Awesome

Utility that exposes the expiry of TLS certificates as Prometheus metrics

Building

To build the Docker image, simply run docker build:

docker build . -t muxinc/certificate-expiry-monitor:latest

Running

Run the Docker image using the executable at /app:

→ docker run muxinc/certificate-expiry-monitor:latest /app --help
Usage of ./certificate-expiry-monitor:
  -domains string
        Comma-separated SNI domains to query
  -frequency duration
        Frequency at which the certificate expiry times are polled (default 1m0s)
  -hostIP
        If true, then connect to the host that the pod is running on rather than to the pod itself.
  -ignoredDomains string
        Comma-separated list of domains to exclude from the discovered set. This can be a regex if the string is wrapped in forward-slashes like /.*\.domain\.com$/ which would exclude all domain.com subdomains.
  -ingressNamespaces string
        If provided, a comma-separated list of namespaces that will be searched for ingresses with domains to automatically query
  -insecure
        If true, then the InsecureSkipVerify option will be used with the TLS connection, and the remote certificate and hostname will be trusted without verification (default true)
  -kubeconfig string
        Path to kubeconfig file if running outside the Kubernetes cluster
  -labels string
        Label selector that identifies pods to query
  -logformat string
        Log format (text or json) (default "text")
  -loglevel string
        Log-level threshold for logging messages (debug, info, warn, error, fatal, or panic) (default "error")
  -metricsPort int
        TCP port that the Prometheus metrics listener should use (default 8888)
  -namespaces string
        Comma-separated Kubernetes namespaces to query (default "default")
  -port int
        TCP port to connect to each pod on (default 443)

Kubernetes Manifest

You're probably going to want to run the certificate-expiry monitor in a Kubernetes cluster.

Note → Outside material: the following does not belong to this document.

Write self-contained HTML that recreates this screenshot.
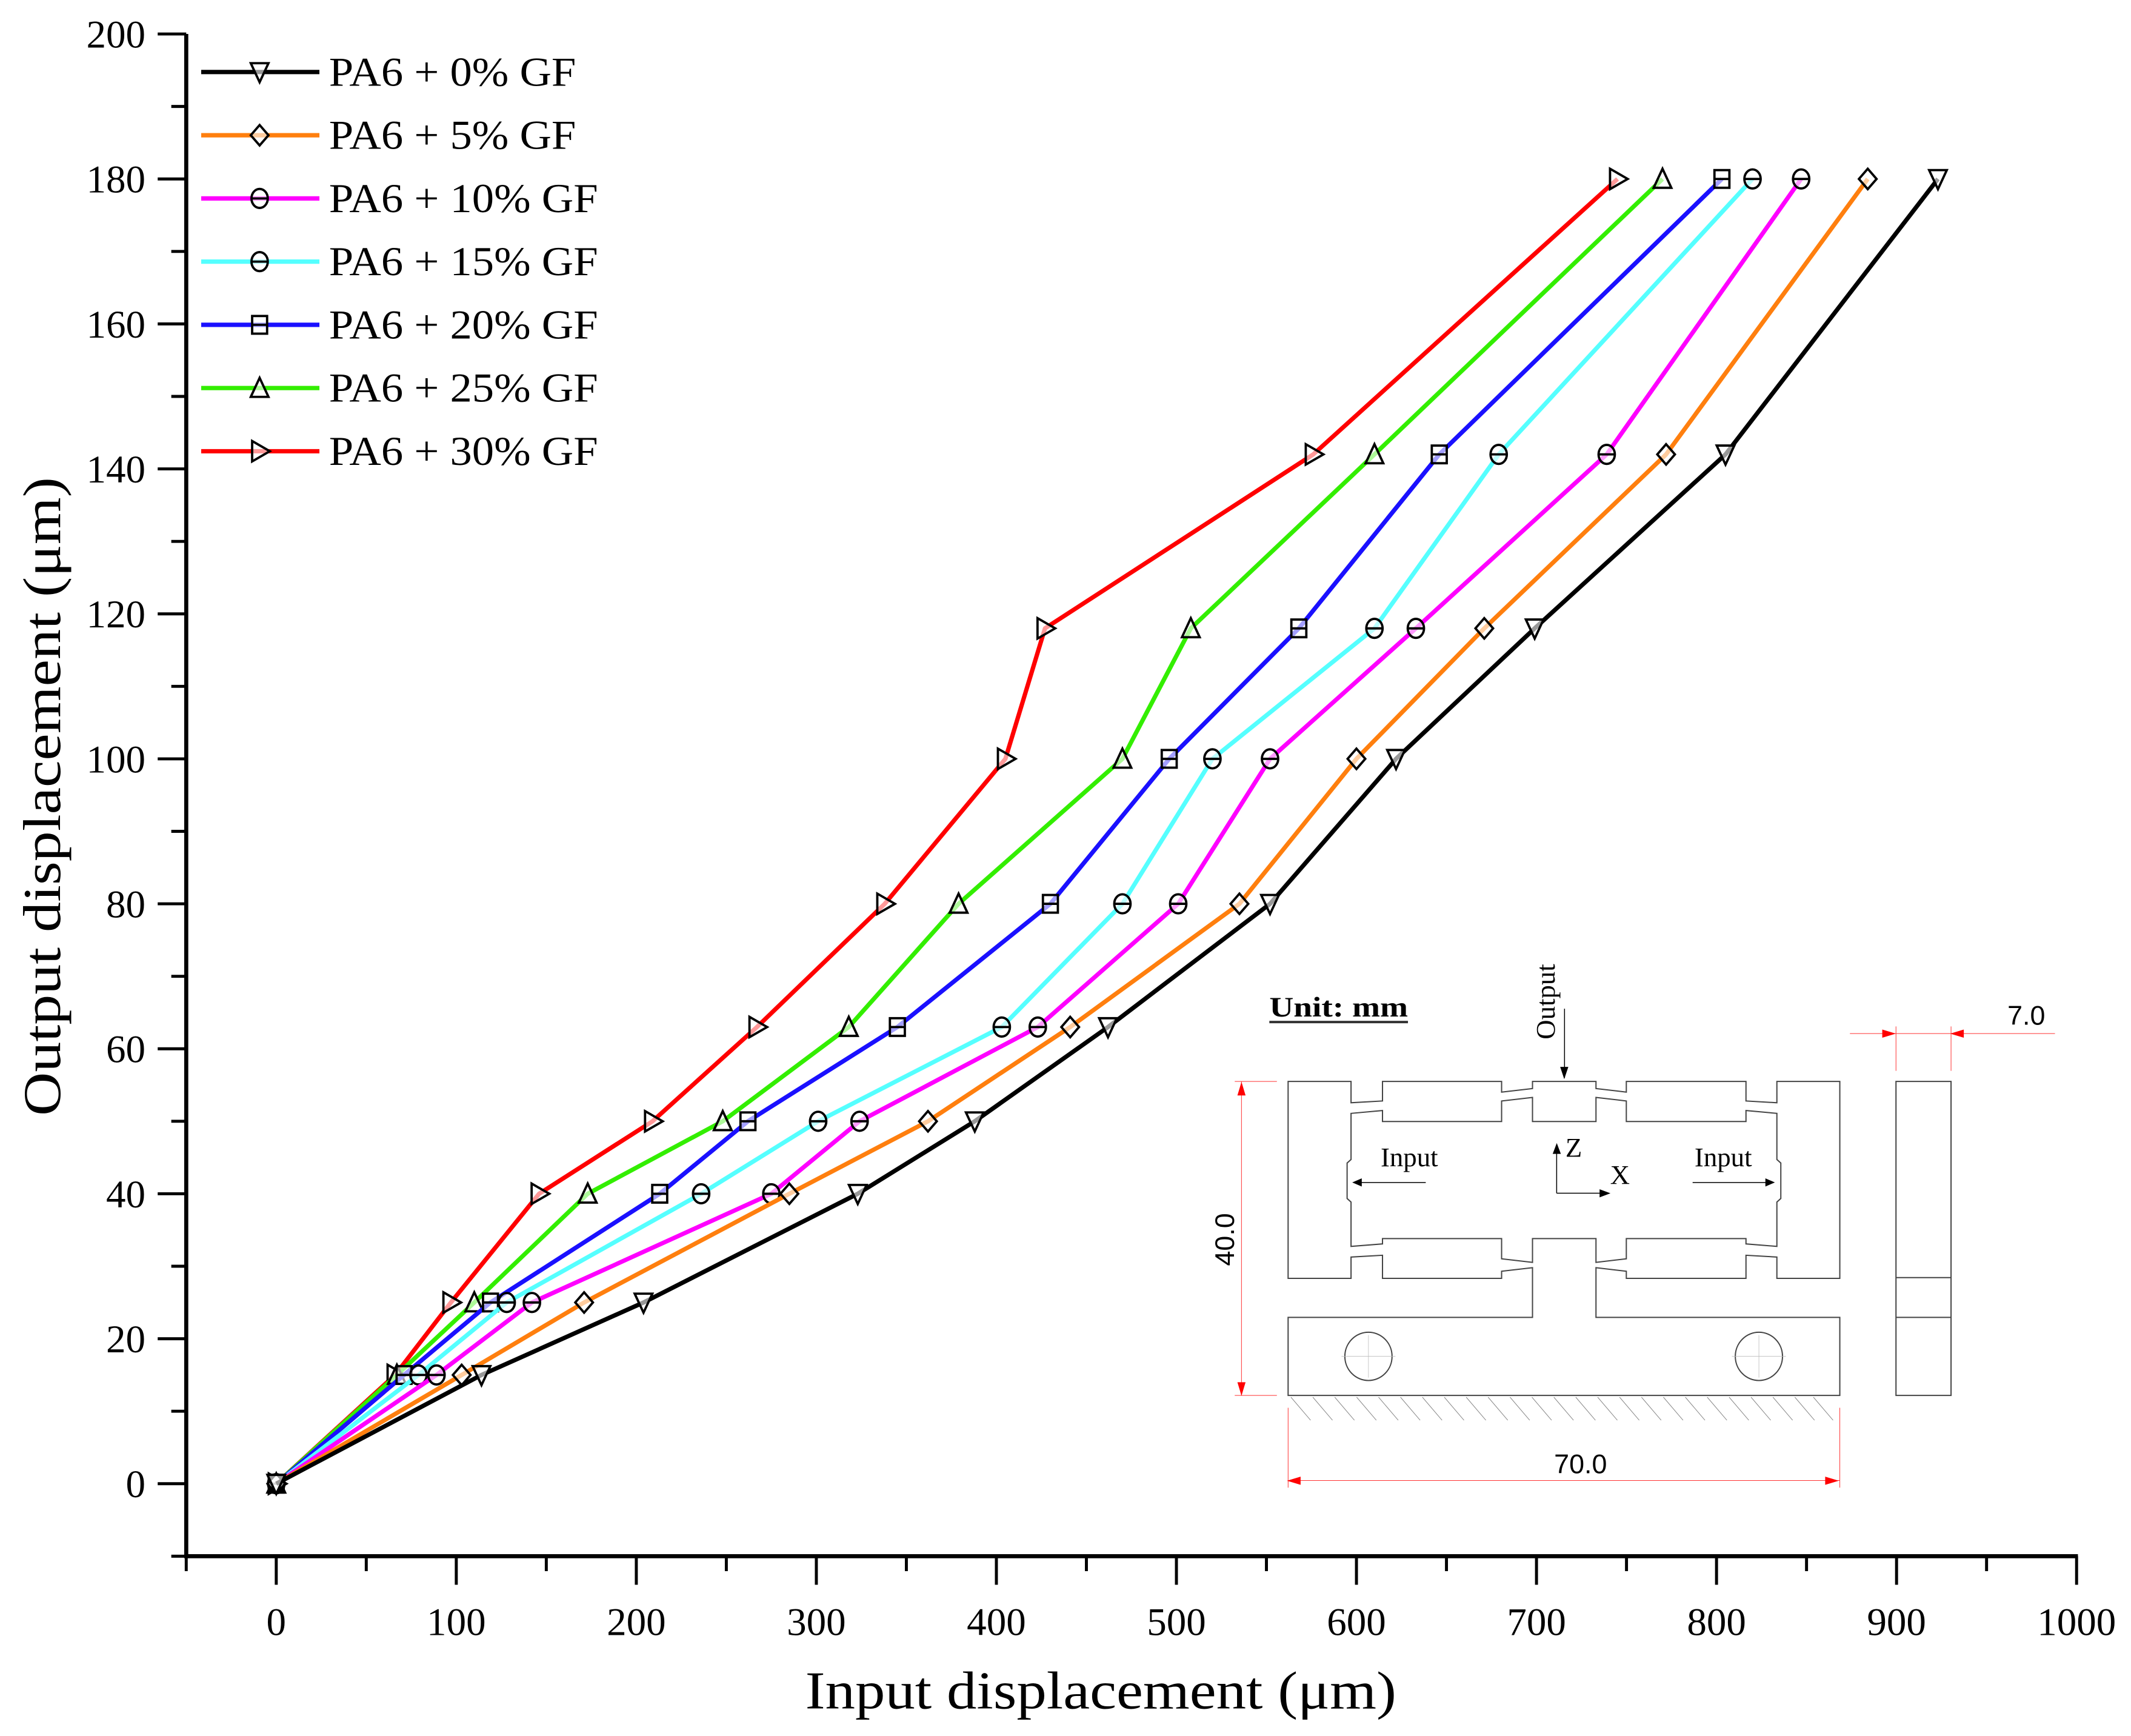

The following manifest shows how you might monitor a set of ingress pods matching the label k8s-app=my-ingresses in the default namespace for the foobar.example.com domain:

apiVersion: extensions/v1beta1
kind: Deployment
metadata:
  name: certificate-expiry-monitor
  namespace: default
spec:
  minReadySeconds: 5
  revisionHistoryLimit: 3
  strategy:
    rollingUpdate:
      maxSurge: 1
      maxUnavailable: 0
  template:
    metadata:
      labels:
        app: certificate-expiry-monitor
    spec:
      containers:
      - command:
        - /app
        - -labels
        - k8s-app=my-ingresses
        - -namespaces
        - default
        - -frequency
        - 1m
        - -domains
        - foobar.example.com
        image: muxinc/certificate-expiry-monitor:latest
        imagePullPolicy: Always
        livenessProbe:
          httpGet:
            path: /healthz
            port: 8888
          initialDelaySeconds: 5
          timeoutSeconds: 5
        name: certificate-expiry-monitor
        resources:
          limits:
            cpu: 20m
            memory: 50Mi
          requests:
            cpu: 20m
            memory: 50Mi

Monitoring

A Prometheus endpoint is available at /metrics on TCP port :8888 (customizable with metricsPort).

Labels

Name	Description
`ns`	Namespace of the pod that was queried
`pod`	Pod being queried for TLS certificates
`domain`	Domain being verified against TLS certificates
`status`	Certificate is either `valid`, `expired`, `soon` (not yet valid), or `notfound`

Gauges

Name	Labels	Description
`certificate_expiry_monitor_matching_pods`	`ns`	Number of pods that match the label filter in a namespace
`certificate_expiry_monitor_certificate`	`ns`, `pod`, `domain`, `status`	Number of pods with a certificate in a given status for the domain
`certificate_expiry_monitor_seconds_since_cert_issued`	`ns`, `pod`, `domain`	Seconds since the certificate was issued
`certificate_expiry_monitor_seconds_until_cert_expires`	`ns`, `pod`, `domain`	Seconds until the certificate expires

Counters

Name	Labels	Description
`certificate_expiry_monitor_tls_open_connection_error`	`ns`, `pod`, `domain`	Number of times an error occurred while opening a TLS connection to a pod
`certificate_expiry_monitor_tls_close_connection_error`	`ns`, `pod`, `domain`	Number of times an error occurred while closing a TLS connection to a pod

Healthcheck

A simple healthcheck is available at /healthz on the TCP port :8888 (customizable with metricsPort):

→ curl -v http://localhost:8888/healthz
*   Trying ::1...
* TCP_NODELAY set
* Connection failed
* connect to ::1 port 8888 failed: Connection refused
*   Trying 127.0.0.1...
* TCP_NODELAY set
* Connected to localhost (127.0.0.1) port 8888 (#0)
> GET /healthz HTTP/1.1
> Host: localhost:8888
> User-Agent: curl/7.52.1
> Accept: */*
>
< HTTP/1.1 200 OK
< Date: Mon, 04 Mar 2019 17:56:45 GMT
< Content-Length: 7
< Content-Type: text/plain; charset=utf-8
<
* Curl_http_done: called premature == 0
* Connection #0 to host localhost left intact
Healthy